■ Set exercise: Return the lines that follow, exactly as they appear, from the first through the one containing "from bokeh.resources import INLINE"; no pictures are to be included.
BEGIN Recorded information
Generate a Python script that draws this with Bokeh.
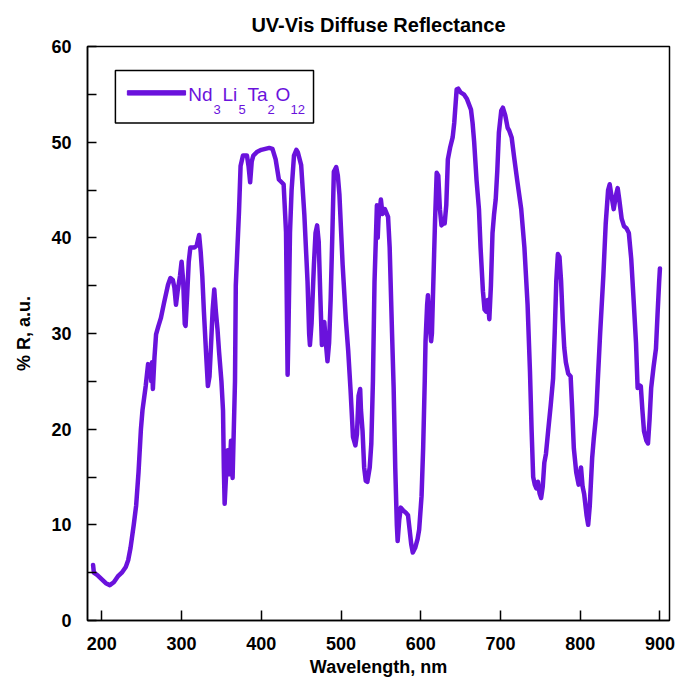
from bokeh.plotting import figure
from bokeh.models import FixedTicker, BoxAnnotation, Label, Range1d
from bokeh.embed import file_html
from bokeh.resources import INLINE

# ---- data ----
wavelength = [189, 190, 195, 200, 205, 210, 215, 220, 225, 230, 233, 236, 240, 243, 246, 249, 251,
              255, 258, 261, 262, 263, 264, 266, 268, 271, 274, 278, 283, 286, 289, 291, 293, 295,
              298, 300, 302, 304, 305, 307, 309, 311, 316, 319, 322, 324, 326, 328, 331, 333, 335,
              337, 339, 341, 343, 345, 347, 350, 352, 353, 354, 356, 358, 360, 362, 363, 364, 367,
              368, 372, 374, 377, 382, 384, 386, 388, 390, 395, 400, 405, 410, 414, 418, 422, 428,
              431, 433, 434, 436, 438, 441, 444, 446, 450, 454, 458, 460, 461, 463, 466, 468, 470,
              472, 474, 476, 478, 479, 481, 483, 485, 487, 489, 491, 494, 496, 498, 502, 506, 509,
              512, 515, 518, 520, 522, 524, 525, 527, 529, 531, 533, 536, 538, 540, 542, 545, 546,
              547, 549, 550, 552, 555, 559, 561, 564, 566, 568, 570, 571, 573, 575, 578, 581, 584,
              586, 588, 590, 593, 596, 598, 601, 603, 605, 606, 608, 609, 611, 613, 614, 616, 618,
              620, 622, 624, 626, 628, 630, 632, 634, 637, 640, 642, 645, 647, 650, 654, 658, 663,
              665, 667, 670, 673, 675, 678, 680, 682, 684, 686, 688, 690, 692, 694, 696, 698, 701,
              703, 706, 709, 711, 714, 717, 721, 726, 730, 734, 737, 739, 741, 743, 745, 747, 749,
              751, 753, 755, 757, 760, 763, 766, 768, 770, 772, 774, 776, 778, 780, 782, 785, 788,
              790, 792, 795, 798, 800, 801, 803, 805, 808, 810, 812, 815, 817, 820, 822, 825, 829,
              832, 835, 837, 839, 842, 845, 847, 849, 852, 855, 858, 861, 864, 867, 870, 872, 874,
              876, 878, 880, 883, 885, 887, 889, 892, 895, 897, 899, 900]
reflectance = [5.8, 5.0, 4.7, 4.3, 3.9, 3.7, 4.0, 4.6, 5.0, 5.6, 6.3, 7.6, 10.0, 12.0, 15.5, 20.0, 22.0,
               24.5, 26.8, 26.4, 25.0, 27.0, 24.2, 27.5, 29.9, 30.8, 31.6, 33.2, 35.1, 35.8, 35.6, 34.8, 33.0, 34.4,
               36.0, 37.5, 35.5, 31.0, 30.8, 34.0, 37.5, 39.0, 39.0, 39.2, 40.3, 38.5, 36.0, 32.3, 27.5, 24.5, 25.5,
               28.9, 32.5, 34.6, 32.3, 30.5, 28.1, 25.0, 21.9, 16.0, 12.2, 15.5, 17.8, 15.3, 18.8, 18.2, 14.9, 25.0,
               35.0, 42.7, 47.5, 48.6, 48.6, 47.5, 45.8, 48.0, 48.6, 49.0, 49.2, 49.3, 49.4, 49.3, 48.2, 46.1, 45.6,
               40.6, 25.7, 30.0, 40.6, 45.0, 48.6, 49.2, 48.9, 47.6, 42.4, 35.4, 30.0, 28.8, 31.0, 37.2, 40.5, 41.3,
               39.6, 34.0, 28.8, 30.5, 31.2, 29.0, 27.1, 29.0, 33.6, 40.0, 46.9, 47.4, 46.5, 44.5, 37.2, 31.5, 28.2,
               24.0, 19.2, 18.3, 19.5, 23.5, 24.2, 22.0, 19.8, 16.0, 14.6, 14.5, 16.0, 18.5, 25.0, 35.4, 43.4, 40.0,
               42.0, 43.2, 44.0, 42.5, 43.0, 42.2, 39.0, 30.0, 24.3, 16.0, 10.0, 8.3, 10.5, 11.8, 11.5, 11.3, 11.0,
               9.5, 8.0, 7.1, 7.6, 8.5, 9.5, 13.0, 18.0, 25.0, 29.2, 33.0, 34.0, 31.0, 29.2, 30.0, 36.0, 42.0,
               46.8, 46.5, 43.0, 41.3, 41.5, 41.5, 43.4, 48.2, 49.5, 50.5, 52.0, 55.5, 55.6, 55.2, 55.0, 54.5, 53.4,
               52.0, 50.0, 46.0, 43.0, 39.0, 34.4, 32.5, 32.3, 33.5, 31.5, 35.0, 40.5, 42.5, 44.0, 47.0, 51.0, 53.3,
               53.6, 52.8, 51.5, 51.2, 50.5, 48.5, 46.0, 43.0, 39.0, 33.0, 26.0, 20.0, 15.0, 14.2, 13.8, 14.5, 13.3,
               12.8, 14.0, 16.5, 17.4, 20.0, 22.5, 25.3, 30.0, 35.5, 38.3, 38.0, 35.5, 31.5, 28.5, 27.0, 25.8, 25.5,
               22.0, 18.0, 15.5, 14.2, 15.5, 16.0, 14.0, 13.2, 11.0, 10.0, 12.0, 17.0, 19.0, 21.5, 25.0, 30.0, 36.0,
               41.5, 45.0, 45.6, 44.5, 43.0, 44.5, 45.2, 44.0, 42.0, 41.2, 41.0, 40.5, 37.8, 33.5, 29.0, 24.3, 24.6,
               24.5, 22.0, 19.8, 18.8, 18.5, 21.0, 24.3, 26.5, 28.4, 32.0, 35.4, 36.8]

x_ticks = [200, 300, 400, 500, 600, 700, 800, 900]
y_ticks = [0, 10, 20, 30, 40, 50, 60]
y_minor_ticks = [5, 15, 25, 35, 45, 55]

title_text = "UV-Vis Diffuse Reflectance"
x_label = "Wavelength, nm"
y_label = "% R, a.u."
legend_parts = ["Nd", "Li", "Ta", "O"]
legend_subs = ["3", "5", "2", "12"]

COLOR = "#6a12dc"
FONT = "Liberation Sans"

p = figure(width=677, height=680, output_backend="svg", toolbar_location=None,
           x_range=Range1d(182, 912), y_range=Range1d(0, 60),
           min_border_left=87, min_border_right=8, min_border_top=46, min_border_bottom=60)

p.title.text = title_text
p.title.align = "center"
p.title.text_font = FONT
p.title.text_font_size = "20px"
p.title.text_font_style = "bold"
p.title.text_color = "black"
p.title.offset = 0
p.title.standoff = 21

p.line(wavelength, reflectance, line_color=COLOR, line_width=4.5, line_join="round", line_cap="round")

p.grid.visible = False
p.outline_line_color = "black"
p.outline_line_width = 1.5
p.background_fill_color = "white"
p.border_fill_color = "white"

xa = p.xaxis[0]
xa.ticker = FixedTicker(ticks=x_ticks)
xa.major_tick_in = 10
xa.major_tick_out = 0
xa.minor_tick_in = 0
xa.minor_tick_out = 0
xa.major_tick_line_width = 1.5
xa.axis_line_width = 1.5
xa.major_label_text_font = FONT
xa.major_label_text_font_size = "18px"
xa.major_label_text_font_style = "bold"
xa.major_label_text_color = "black"
xa.major_label_standoff = 16
xa.axis_label = x_label
xa.axis_label_text_font = FONT
xa.axis_label_text_font_size = "18px"
xa.axis_label_text_font_style = "bold"
xa.axis_label_text_color = "black"
xa.axis_label_standoff = 4

ya = p.yaxis[0]
ya.ticker = FixedTicker(ticks=y_ticks, minor_ticks=y_minor_ticks)
ya.major_tick_in = 9
ya.major_tick_out = 0
ya.minor_tick_in = 9
ya.minor_tick_out = 0
ya.major_tick_line_width = 1.5
ya.minor_tick_line_width = 1.5
ya.minor_tick_line_color = "black"
ya.axis_line_width = 1.5
ya.major_label_text_font = FONT
ya.major_label_text_font_size = "18px"
ya.major_label_text_font_style = "bold"
ya.major_label_text_color = "black"
ya.major_label_standoff = 16
ya.axis_label = y_label
ya.axis_label_text_font = FONT
ya.axis_label_text_font_size = "18px"
ya.axis_label_text_font_style = "bold"
ya.axis_label_text_color = "black"
ya.axis_label_standoff = 14

# ---- legend (manual, so the formula can have subscripts) ----
LEG_BOX = dict(left=217.0, right=465.5, top=57.5, bottom=52.0)
p.add_layout(BoxAnnotation(left=LEG_BOX["left"], right=LEG_BOX["right"], top=LEG_BOX["top"],
                           bottom=LEG_BOX["bottom"], fill_color="white", fill_alpha=1.0,
                           line_color="black", line_alpha=1.0, line_width=1.5, level="overlay"))
p.add_layout(BoxAnnotation(left=232.0, right=305.0, top=55.38, bottom=54.92,
                           fill_color=COLOR, fill_alpha=1.0, line_color=COLOR, line_alpha=1.0,
                           line_width=1, level="overlay"))
main_x = [308.5, 351.3, 382.7, 417.8]
sub_x = [340.0, 371.4, 407.8, 436.6]
for txt, xx in zip(legend_parts, main_x):
    p.add_layout(Label(x=xx, y=55.0, text=txt, text_font=FONT, text_font_size="19px",
                       text_color=COLOR, text_baseline="alphabetic", level="overlay"))
for txt, xx in zip(legend_subs, sub_x):
    p.add_layout(Label(x=xx, y=53.4, text=txt, text_font=FONT, text_font_size="13px",
                       text_color=COLOR, text_baseline="alphabetic", level="overlay"))

open("out.html", "w").write(file_html(p, INLINE))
END Recorded information
■ Solution for this task:
Generate a Python script that draws this with Bokeh.
from bokeh.plotting import figure
from bokeh.models import FixedTicker, BoxAnnotation, Label, Range1d
from bokeh.embed import file_html
from bokeh.resources import INLINE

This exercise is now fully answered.